Copy every line of the data that contains the string "Give".

Raw records
## start

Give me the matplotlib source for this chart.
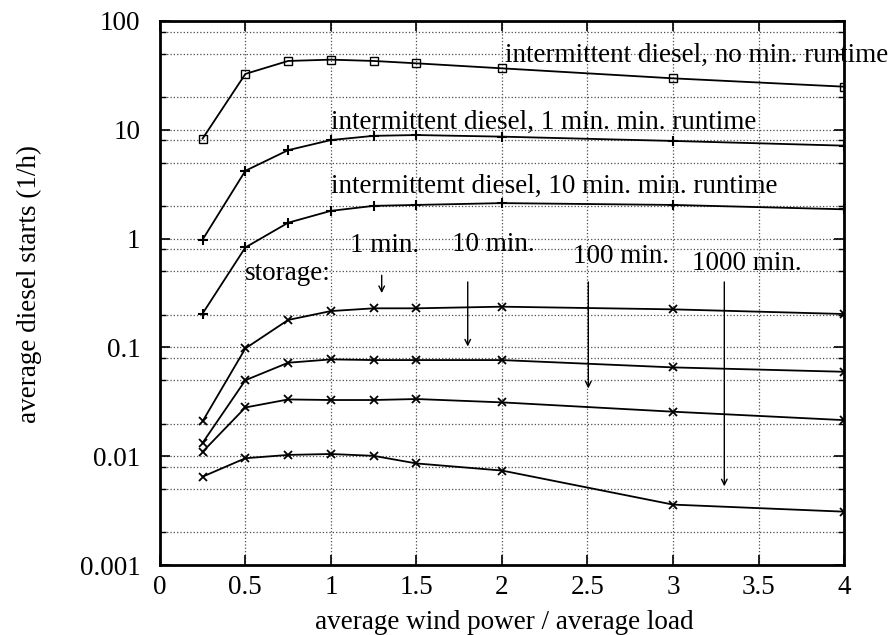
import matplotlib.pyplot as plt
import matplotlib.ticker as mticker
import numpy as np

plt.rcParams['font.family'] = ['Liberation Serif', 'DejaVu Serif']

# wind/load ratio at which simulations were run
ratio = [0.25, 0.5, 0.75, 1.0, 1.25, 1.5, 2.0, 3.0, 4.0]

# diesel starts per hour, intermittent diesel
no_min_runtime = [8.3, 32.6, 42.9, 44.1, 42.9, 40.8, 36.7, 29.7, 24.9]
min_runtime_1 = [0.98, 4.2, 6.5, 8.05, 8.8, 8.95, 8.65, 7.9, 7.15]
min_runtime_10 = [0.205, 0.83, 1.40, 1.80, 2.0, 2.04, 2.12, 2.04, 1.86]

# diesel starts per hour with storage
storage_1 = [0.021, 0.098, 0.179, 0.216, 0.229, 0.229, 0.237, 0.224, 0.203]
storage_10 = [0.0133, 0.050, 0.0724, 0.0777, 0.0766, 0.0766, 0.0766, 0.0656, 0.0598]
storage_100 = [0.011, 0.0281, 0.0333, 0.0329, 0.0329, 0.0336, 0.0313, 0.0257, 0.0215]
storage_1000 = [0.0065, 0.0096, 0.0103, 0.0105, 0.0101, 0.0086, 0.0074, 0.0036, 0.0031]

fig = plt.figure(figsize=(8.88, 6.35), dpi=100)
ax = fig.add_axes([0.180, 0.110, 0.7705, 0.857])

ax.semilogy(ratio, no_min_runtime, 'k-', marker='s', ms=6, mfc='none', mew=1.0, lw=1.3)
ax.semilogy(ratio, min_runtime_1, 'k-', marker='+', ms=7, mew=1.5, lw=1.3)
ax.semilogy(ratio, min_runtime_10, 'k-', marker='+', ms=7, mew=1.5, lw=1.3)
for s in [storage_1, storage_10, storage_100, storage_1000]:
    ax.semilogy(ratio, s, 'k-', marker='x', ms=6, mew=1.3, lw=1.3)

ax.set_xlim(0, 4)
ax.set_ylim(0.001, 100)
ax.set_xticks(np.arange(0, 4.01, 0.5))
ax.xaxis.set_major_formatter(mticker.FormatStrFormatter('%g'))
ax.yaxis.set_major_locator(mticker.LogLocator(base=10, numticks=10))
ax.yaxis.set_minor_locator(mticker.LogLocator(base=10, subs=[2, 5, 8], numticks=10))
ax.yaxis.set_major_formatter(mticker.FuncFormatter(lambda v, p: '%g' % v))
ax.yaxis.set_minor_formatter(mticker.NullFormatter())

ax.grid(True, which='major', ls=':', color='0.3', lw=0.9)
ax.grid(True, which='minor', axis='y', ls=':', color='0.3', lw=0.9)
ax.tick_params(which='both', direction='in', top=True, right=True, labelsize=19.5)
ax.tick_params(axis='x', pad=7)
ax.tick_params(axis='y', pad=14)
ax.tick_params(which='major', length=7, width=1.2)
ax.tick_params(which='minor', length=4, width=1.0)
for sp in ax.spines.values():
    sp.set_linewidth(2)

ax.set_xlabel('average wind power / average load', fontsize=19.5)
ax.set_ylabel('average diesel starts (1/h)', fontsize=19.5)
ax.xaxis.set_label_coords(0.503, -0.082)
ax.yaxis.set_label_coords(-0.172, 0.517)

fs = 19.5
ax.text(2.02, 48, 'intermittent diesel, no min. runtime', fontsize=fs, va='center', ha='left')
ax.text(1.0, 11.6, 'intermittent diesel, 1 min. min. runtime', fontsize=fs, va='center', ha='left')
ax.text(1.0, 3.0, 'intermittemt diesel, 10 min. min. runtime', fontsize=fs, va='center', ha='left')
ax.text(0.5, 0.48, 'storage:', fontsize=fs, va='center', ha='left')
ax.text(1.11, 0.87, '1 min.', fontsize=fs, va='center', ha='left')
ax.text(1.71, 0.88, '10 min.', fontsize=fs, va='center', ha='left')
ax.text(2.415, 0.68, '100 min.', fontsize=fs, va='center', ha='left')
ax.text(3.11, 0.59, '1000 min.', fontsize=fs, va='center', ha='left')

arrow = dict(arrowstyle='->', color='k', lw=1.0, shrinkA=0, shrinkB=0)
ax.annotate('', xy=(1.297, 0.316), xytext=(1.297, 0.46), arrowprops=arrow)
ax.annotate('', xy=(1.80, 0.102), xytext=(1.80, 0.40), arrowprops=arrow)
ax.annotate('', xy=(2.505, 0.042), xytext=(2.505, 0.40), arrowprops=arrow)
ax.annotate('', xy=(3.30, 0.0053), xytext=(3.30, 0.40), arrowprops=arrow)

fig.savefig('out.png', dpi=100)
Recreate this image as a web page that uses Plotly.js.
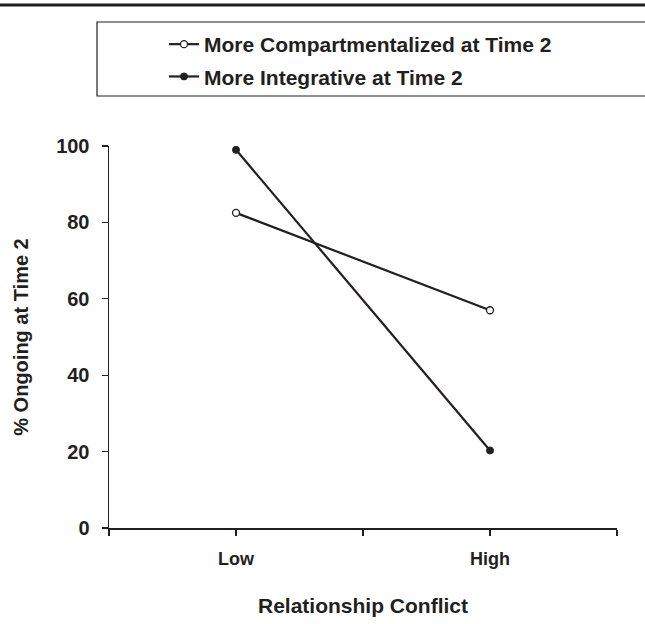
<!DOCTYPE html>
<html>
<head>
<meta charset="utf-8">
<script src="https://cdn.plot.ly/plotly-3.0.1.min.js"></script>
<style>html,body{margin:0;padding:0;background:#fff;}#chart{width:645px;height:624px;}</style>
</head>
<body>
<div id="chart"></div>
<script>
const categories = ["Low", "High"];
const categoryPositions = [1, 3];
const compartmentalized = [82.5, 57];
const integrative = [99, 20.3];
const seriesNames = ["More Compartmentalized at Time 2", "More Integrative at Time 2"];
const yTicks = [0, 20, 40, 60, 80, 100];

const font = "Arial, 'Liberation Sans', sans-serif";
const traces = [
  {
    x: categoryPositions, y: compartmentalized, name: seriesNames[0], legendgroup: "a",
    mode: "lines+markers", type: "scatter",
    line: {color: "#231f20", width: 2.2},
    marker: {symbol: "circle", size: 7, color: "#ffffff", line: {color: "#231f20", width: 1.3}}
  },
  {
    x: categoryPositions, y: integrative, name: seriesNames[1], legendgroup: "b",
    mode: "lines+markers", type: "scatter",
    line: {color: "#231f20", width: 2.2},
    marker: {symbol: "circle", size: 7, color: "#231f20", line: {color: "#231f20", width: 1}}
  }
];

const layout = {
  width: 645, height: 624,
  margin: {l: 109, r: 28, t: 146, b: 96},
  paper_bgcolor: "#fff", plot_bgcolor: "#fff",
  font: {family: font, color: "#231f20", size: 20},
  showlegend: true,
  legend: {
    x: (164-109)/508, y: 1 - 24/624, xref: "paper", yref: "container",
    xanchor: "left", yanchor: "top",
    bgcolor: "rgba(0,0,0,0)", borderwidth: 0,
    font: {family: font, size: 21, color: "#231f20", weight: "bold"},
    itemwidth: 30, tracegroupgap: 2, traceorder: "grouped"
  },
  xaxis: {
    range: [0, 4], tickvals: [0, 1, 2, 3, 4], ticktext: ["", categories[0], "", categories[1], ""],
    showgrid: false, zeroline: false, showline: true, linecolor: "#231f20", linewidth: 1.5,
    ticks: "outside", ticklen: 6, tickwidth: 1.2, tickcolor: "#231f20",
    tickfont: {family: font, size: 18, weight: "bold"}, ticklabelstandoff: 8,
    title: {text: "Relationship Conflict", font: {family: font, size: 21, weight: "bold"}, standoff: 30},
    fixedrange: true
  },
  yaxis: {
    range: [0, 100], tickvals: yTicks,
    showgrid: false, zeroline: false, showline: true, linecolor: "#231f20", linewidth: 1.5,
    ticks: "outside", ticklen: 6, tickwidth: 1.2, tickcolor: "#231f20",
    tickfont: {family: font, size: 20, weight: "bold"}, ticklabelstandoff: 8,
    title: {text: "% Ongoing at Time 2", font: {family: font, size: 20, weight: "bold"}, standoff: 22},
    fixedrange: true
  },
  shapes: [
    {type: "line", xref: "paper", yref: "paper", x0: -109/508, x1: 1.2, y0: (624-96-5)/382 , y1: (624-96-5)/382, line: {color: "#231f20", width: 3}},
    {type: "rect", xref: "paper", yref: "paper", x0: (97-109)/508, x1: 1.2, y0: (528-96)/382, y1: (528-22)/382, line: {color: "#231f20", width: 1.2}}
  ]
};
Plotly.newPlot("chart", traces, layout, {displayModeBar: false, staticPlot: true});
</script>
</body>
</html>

## end
## start

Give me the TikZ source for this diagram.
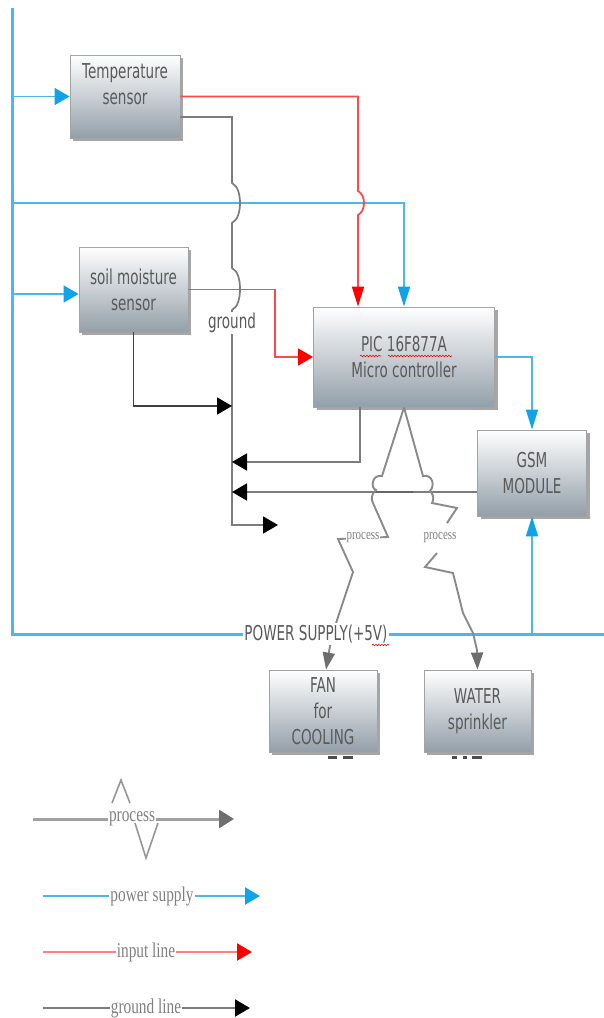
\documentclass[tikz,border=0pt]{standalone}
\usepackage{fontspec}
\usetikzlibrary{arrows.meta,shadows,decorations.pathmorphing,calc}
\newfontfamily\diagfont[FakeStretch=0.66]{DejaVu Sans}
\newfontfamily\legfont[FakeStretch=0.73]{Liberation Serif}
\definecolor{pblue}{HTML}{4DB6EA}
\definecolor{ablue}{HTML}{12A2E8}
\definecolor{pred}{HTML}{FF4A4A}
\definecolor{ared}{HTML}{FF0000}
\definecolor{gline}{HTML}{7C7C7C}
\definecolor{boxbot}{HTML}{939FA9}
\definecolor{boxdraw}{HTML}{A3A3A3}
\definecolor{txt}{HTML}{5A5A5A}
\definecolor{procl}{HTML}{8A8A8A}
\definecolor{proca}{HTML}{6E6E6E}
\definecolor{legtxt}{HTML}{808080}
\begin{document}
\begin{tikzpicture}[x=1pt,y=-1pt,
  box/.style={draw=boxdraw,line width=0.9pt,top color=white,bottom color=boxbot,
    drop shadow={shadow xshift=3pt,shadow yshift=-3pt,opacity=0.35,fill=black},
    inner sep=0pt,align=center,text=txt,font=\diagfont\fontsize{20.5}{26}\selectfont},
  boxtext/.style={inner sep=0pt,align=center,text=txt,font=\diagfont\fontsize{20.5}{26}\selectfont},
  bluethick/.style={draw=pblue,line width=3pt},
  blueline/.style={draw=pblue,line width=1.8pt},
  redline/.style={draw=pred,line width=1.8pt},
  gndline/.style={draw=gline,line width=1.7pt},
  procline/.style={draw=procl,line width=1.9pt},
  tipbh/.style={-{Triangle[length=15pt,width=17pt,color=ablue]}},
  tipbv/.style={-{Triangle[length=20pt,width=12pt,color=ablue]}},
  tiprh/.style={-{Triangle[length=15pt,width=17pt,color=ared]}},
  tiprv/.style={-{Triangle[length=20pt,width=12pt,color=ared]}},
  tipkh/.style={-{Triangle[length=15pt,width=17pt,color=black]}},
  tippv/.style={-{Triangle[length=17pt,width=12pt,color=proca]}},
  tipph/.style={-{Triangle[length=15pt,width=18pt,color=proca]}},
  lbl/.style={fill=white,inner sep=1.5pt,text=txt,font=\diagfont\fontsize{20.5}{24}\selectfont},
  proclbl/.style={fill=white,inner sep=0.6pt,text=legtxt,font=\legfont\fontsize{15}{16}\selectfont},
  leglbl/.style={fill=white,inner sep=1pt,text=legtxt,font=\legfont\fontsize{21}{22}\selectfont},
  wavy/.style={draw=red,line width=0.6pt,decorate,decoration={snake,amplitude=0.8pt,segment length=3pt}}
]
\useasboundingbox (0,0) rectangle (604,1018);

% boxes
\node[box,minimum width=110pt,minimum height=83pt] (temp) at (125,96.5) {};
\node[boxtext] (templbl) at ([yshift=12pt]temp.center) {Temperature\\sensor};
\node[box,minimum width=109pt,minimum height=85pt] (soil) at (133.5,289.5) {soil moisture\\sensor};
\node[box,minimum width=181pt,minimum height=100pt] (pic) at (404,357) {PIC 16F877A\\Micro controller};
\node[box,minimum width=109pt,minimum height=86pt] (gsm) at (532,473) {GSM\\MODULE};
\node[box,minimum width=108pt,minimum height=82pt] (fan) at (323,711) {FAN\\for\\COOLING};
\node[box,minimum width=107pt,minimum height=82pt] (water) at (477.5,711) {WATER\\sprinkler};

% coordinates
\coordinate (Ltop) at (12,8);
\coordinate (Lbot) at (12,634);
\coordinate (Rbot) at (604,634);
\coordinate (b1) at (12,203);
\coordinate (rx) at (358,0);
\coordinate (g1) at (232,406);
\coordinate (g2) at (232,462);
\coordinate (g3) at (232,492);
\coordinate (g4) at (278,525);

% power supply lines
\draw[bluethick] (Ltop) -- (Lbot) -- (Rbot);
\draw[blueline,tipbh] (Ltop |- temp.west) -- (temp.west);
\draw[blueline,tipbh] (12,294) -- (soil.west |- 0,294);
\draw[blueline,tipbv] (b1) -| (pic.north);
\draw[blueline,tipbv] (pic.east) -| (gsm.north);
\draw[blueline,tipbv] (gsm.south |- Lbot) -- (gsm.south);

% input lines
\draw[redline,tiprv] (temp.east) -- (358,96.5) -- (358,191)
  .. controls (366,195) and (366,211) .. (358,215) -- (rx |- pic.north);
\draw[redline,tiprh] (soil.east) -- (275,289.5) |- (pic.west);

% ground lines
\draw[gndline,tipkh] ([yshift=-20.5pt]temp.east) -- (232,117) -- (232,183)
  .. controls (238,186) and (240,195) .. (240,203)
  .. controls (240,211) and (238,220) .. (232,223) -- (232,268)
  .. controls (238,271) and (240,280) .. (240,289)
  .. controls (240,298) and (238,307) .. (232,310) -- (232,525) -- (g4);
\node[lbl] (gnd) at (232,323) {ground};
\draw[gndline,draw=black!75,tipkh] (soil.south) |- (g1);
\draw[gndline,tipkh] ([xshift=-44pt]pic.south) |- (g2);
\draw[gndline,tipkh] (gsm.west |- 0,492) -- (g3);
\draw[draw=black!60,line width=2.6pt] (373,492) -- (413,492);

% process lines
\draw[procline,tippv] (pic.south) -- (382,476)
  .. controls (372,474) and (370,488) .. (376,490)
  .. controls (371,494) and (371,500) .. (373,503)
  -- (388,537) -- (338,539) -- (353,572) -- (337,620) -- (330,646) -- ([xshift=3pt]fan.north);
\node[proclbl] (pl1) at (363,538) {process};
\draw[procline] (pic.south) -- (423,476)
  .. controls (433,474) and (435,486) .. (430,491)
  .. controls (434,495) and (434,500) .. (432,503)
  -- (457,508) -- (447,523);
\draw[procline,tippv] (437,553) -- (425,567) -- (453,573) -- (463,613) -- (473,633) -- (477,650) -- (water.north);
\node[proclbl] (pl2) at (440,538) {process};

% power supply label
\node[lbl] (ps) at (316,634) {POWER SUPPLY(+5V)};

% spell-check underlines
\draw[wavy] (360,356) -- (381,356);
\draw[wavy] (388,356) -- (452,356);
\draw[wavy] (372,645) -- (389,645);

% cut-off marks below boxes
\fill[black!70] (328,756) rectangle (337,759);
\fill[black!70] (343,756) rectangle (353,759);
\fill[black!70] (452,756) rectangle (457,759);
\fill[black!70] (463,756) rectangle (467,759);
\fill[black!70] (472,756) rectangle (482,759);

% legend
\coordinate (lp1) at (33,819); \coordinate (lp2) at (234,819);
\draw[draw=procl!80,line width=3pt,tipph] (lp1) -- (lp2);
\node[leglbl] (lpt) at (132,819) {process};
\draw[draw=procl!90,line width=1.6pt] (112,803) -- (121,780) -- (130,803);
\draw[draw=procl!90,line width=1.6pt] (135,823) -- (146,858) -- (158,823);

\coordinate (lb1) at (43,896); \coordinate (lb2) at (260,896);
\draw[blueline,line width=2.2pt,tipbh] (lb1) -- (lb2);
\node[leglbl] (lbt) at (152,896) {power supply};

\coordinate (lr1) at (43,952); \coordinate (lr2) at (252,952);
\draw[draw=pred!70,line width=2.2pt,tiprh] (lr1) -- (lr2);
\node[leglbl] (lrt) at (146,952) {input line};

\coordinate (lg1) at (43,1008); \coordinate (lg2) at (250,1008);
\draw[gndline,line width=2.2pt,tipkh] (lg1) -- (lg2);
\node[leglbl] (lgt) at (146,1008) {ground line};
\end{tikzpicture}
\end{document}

## end
## start

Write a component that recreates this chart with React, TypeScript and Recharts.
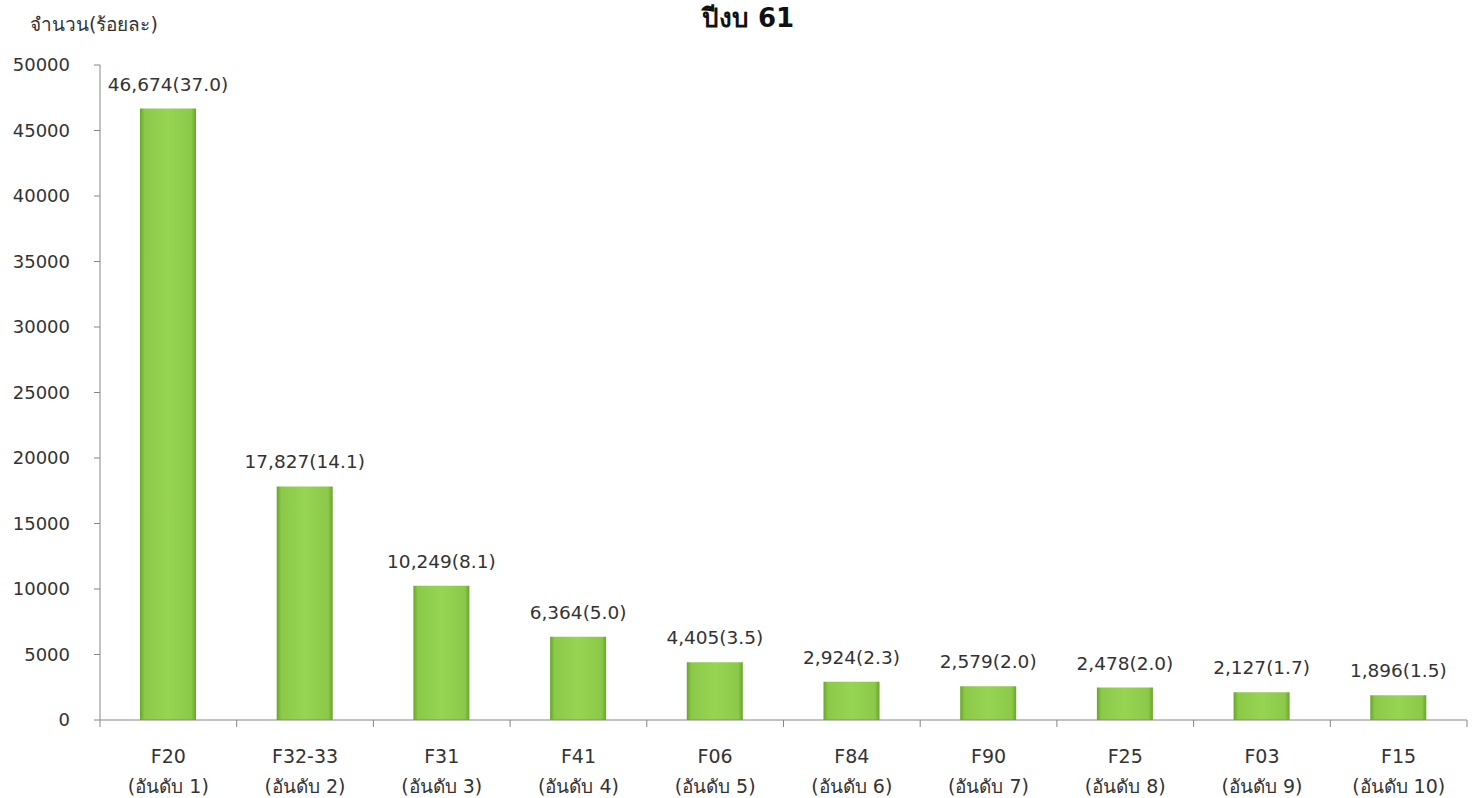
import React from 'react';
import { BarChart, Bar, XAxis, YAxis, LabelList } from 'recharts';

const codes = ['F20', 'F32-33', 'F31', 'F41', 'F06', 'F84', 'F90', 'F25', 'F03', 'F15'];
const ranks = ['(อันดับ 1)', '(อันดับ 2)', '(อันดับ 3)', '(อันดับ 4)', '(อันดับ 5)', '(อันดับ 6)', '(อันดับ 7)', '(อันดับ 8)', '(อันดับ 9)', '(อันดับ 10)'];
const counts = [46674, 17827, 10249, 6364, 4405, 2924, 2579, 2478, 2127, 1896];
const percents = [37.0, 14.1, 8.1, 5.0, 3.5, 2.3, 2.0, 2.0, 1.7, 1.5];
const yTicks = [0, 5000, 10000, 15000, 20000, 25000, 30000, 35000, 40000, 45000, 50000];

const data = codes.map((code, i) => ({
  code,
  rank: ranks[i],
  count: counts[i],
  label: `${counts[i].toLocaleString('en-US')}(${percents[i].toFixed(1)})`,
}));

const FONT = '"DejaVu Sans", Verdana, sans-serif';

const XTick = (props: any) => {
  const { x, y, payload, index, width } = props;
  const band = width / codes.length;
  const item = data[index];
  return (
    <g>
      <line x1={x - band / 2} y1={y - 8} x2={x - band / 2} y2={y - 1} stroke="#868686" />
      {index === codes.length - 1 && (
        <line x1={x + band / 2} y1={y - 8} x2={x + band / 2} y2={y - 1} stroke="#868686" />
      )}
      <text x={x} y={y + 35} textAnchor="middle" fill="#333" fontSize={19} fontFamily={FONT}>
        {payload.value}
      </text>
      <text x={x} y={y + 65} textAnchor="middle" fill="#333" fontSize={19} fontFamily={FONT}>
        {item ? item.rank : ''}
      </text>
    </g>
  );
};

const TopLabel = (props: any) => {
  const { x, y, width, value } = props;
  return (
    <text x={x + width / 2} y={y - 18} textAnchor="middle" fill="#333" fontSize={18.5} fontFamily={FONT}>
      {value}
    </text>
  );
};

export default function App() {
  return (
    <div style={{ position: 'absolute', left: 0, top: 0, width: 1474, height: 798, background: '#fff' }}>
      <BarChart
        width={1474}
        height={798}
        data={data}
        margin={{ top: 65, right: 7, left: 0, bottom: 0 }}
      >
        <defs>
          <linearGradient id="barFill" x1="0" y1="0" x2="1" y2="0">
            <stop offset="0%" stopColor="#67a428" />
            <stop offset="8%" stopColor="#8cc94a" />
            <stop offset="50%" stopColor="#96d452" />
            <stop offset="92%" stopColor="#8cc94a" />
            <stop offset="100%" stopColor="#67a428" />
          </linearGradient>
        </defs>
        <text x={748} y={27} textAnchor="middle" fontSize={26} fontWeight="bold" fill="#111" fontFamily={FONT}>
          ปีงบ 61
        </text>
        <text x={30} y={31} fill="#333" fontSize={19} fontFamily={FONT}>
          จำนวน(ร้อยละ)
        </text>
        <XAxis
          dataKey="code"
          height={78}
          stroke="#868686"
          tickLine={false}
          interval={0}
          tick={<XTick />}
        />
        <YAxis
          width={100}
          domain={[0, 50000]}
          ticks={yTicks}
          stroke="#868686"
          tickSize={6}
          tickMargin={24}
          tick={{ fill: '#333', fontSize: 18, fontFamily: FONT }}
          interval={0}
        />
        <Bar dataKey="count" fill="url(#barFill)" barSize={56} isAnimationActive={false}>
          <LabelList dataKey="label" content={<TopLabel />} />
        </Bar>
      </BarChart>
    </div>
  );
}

## end

# SOLUTION
Give me the matplotlib source for this chart.
Give me the TikZ source for this diagram.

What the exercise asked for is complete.